**Aim of the exercise:** Omit the pictures and output every entry below exactly as written.

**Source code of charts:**
· · ·

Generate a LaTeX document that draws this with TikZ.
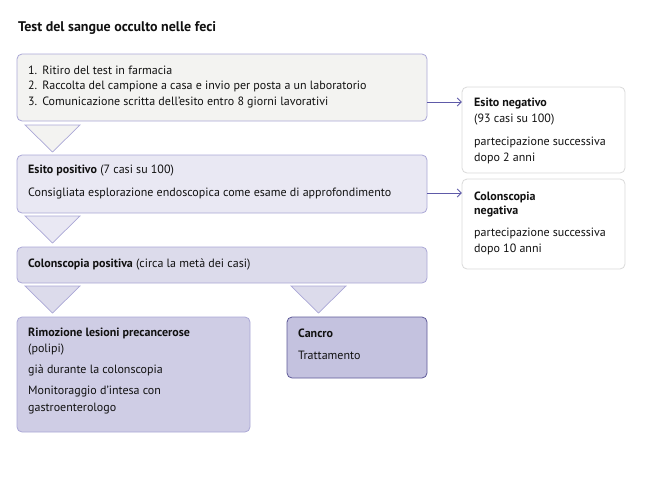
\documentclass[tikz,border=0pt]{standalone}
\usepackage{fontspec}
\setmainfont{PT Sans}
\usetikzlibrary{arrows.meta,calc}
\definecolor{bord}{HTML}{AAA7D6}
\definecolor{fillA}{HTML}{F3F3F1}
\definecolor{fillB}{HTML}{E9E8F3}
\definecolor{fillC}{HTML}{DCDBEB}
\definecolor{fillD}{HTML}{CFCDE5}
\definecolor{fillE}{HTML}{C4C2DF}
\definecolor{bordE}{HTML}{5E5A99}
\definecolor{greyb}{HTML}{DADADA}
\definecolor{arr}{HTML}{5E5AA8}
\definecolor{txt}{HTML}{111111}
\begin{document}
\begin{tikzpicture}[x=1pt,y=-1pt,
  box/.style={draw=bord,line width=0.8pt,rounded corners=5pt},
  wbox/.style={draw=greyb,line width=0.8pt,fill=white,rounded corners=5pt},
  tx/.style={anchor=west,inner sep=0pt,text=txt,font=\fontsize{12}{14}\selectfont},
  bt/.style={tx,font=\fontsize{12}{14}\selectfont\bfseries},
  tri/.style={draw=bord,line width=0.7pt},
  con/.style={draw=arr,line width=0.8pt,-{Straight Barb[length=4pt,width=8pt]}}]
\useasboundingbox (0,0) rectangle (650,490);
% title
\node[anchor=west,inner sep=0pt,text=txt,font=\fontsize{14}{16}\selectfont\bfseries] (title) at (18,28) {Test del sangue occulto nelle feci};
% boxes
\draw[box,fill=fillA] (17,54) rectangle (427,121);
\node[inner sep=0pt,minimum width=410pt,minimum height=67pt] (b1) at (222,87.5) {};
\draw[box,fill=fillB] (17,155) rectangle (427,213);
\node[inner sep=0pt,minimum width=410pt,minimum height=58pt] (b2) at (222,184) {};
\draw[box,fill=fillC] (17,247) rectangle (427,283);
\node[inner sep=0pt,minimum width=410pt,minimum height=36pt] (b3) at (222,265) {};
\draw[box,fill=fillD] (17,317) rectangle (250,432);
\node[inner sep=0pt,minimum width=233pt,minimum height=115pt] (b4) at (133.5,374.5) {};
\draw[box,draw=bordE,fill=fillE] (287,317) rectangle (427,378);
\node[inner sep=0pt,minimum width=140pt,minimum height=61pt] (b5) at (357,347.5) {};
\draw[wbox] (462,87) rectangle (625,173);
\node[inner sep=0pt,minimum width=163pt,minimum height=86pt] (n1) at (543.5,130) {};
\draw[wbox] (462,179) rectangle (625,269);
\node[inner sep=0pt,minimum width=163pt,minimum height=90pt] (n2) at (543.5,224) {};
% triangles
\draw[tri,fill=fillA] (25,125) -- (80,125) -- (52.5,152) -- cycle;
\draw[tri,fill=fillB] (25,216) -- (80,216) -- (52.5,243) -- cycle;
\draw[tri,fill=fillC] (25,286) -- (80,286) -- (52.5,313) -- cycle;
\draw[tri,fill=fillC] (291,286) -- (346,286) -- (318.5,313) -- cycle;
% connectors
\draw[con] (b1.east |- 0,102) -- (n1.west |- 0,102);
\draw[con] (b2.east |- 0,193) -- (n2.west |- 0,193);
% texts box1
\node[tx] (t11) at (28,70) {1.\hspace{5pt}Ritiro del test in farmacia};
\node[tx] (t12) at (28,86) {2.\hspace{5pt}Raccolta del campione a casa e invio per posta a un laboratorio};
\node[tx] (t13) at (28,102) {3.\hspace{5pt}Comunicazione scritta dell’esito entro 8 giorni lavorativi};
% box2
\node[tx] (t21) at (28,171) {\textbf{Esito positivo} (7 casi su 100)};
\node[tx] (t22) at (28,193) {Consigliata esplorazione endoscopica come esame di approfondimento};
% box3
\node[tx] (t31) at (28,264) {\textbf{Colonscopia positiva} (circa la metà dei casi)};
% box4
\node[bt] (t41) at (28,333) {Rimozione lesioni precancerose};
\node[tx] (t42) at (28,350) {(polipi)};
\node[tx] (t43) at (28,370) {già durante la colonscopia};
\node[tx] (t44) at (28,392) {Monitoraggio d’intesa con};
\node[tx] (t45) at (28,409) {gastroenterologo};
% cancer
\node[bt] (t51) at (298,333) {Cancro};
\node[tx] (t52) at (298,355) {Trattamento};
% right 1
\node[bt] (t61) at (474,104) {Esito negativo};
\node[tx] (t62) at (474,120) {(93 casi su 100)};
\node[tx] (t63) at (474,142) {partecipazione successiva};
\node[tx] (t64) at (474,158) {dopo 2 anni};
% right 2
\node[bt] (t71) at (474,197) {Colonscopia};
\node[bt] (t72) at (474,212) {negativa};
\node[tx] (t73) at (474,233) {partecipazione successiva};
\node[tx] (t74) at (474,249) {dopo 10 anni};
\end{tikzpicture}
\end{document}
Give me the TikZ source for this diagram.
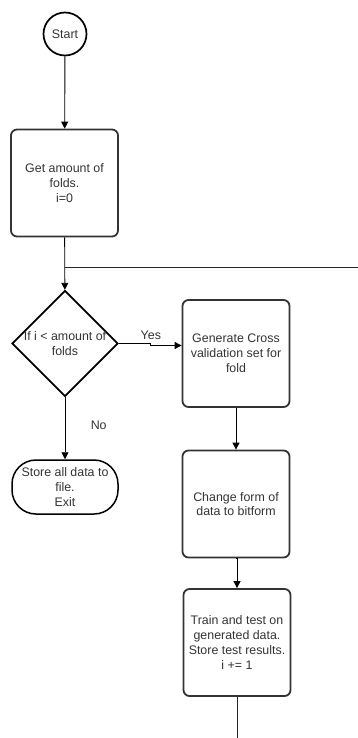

· · ·

**Solved problem:**
Generate a LaTeX document that draws this with TikZ.
\documentclass[tikz,border=0pt]{standalone}
\usepackage{fontspec}
\setmainfont{PT Sans}
\usetikzlibrary{arrows.meta,calc}
\definecolor{bord}{HTML}{AAA7D6}
\definecolor{fillA}{HTML}{F3F3F1}
\definecolor{fillB}{HTML}{E9E8F3}
\definecolor{fillC}{HTML}{DCDBEB}
\definecolor{fillD}{HTML}{CFCDE5}
\definecolor{fillE}{HTML}{C4C2DF}
\definecolor{bordE}{HTML}{5E5A99}
\definecolor{greyb}{HTML}{DADADA}
\definecolor{arr}{HTML}{5E5AA8}
\definecolor{txt}{HTML}{111111}
\begin{document}
\begin{tikzpicture}[x=1pt,y=-1pt,
  box/.style={draw=bord,line width=0.8pt,rounded corners=5pt},
  wbox/.style={draw=greyb,line width=0.8pt,fill=white,rounded corners=5pt},
  tx/.style={anchor=west,inner sep=0pt,text=txt,font=\fontsize{12}{14}\selectfont},
  bt/.style={tx,font=\fontsize{12}{14}\selectfont\bfseries},
  tri/.style={draw=bord,line width=0.7pt},
  con/.style={draw=arr,line width=0.8pt,-{Straight Barb[length=4pt,width=8pt]}}]
\useasboundingbox (0,0) rectangle (650,490);
% title
\node[anchor=west,inner sep=0pt,text=txt,font=\fontsize{14}{16}\selectfont\bfseries] (title) at (18,28) {Test del sangue occulto nelle feci};
% boxes
\draw[box,fill=fillA] (17,54) rectangle (427,121);
\node[inner sep=0pt,minimum width=410pt,minimum height=67pt] (b1) at (222,87.5) {};
\draw[box,fill=fillB] (17,155) rectangle (427,213);
\node[inner sep=0pt,minimum width=410pt,minimum height=58pt] (b2) at (222,184) {};
\draw[box,fill=fillC] (17,247) rectangle (427,283);
\node[inner sep=0pt,minimum width=410pt,minimum height=36pt] (b3) at (222,265) {};
\draw[box,fill=fillD] (17,317) rectangle (250,432);
\node[inner sep=0pt,minimum width=233pt,minimum height=115pt] (b4) at (133.5,374.5) {};
\draw[box,draw=bordE,fill=fillE] (287,317) rectangle (427,378);
\node[inner sep=0pt,minimum width=140pt,minimum height=61pt] (b5) at (357,347.5) {};
\draw[wbox] (462,87) rectangle (625,173);
\node[inner sep=0pt,minimum width=163pt,minimum height=86pt] (n1) at (543.5,130) {};
\draw[wbox] (462,179) rectangle (625,269);
\node[inner sep=0pt,minimum width=163pt,minimum height=90pt] (n2) at (543.5,224) {};
% triangles
\draw[tri,fill=fillA] (25,125) -- (80,125) -- (52.5,152) -- cycle;
\draw[tri,fill=fillB] (25,216) -- (80,216) -- (52.5,243) -- cycle;
\draw[tri,fill=fillC] (25,286) -- (80,286) -- (52.5,313) -- cycle;
\draw[tri,fill=fillC] (291,286) -- (346,286) -- (318.5,313) -- cycle;
% connectors
\draw[con] (b1.east |- 0,102) -- (n1.west |- 0,102);
\draw[con] (b2.east |- 0,193) -- (n2.west |- 0,193);
% texts box1
\node[tx] (t11) at (28,70) {1.\hspace{5pt}Ritiro del test in farmacia};
\node[tx] (t12) at (28,86) {2.\hspace{5pt}Raccolta del campione a casa e invio per posta a un laboratorio};
\node[tx] (t13) at (28,102) {3.\hspace{5pt}Comunicazione scritta dell’esito entro 8 giorni lavorativi};
% box2
\node[tx] (t21) at (28,171) {\textbf{Esito positivo} (7 casi su 100)};
\node[tx] (t22) at (28,193) {Consigliata esplorazione endoscopica come esame di approfondimento};
% box3
\node[tx] (t31) at (28,264) {\textbf{Colonscopia positiva} (circa la metà dei casi)};
% box4
\node[bt] (t41) at (28,333) {Rimozione lesioni precancerose};
\node[tx] (t42) at (28,350) {(polipi)};
\node[tx] (t43) at (28,370) {già durante la colonscopia};
\node[tx] (t44) at (28,392) {Monitoraggio d’intesa con};
\node[tx] (t45) at (28,409) {gastroenterologo};
% cancer
\node[bt] (t51) at (298,333) {Cancro};
\node[tx] (t52) at (298,355) {Trattamento};
% right 1
\node[bt] (t61) at (474,104) {Esito negativo};
\node[tx] (t62) at (474,120) {(93 casi su 100)};
\node[tx] (t63) at (474,142) {partecipazione successiva};
\node[tx] (t64) at (474,158) {dopo 2 anni};
% right 2
\node[bt] (t71) at (474,197) {Colonscopia};
\node[bt] (t72) at (474,212) {negativa};
\node[tx] (t73) at (474,233) {partecipazione successiva};
\node[tx] (t74) at (474,249) {dopo 10 anni};
\end{tikzpicture}
\end{document}
Give me the TikZ source for this diagram.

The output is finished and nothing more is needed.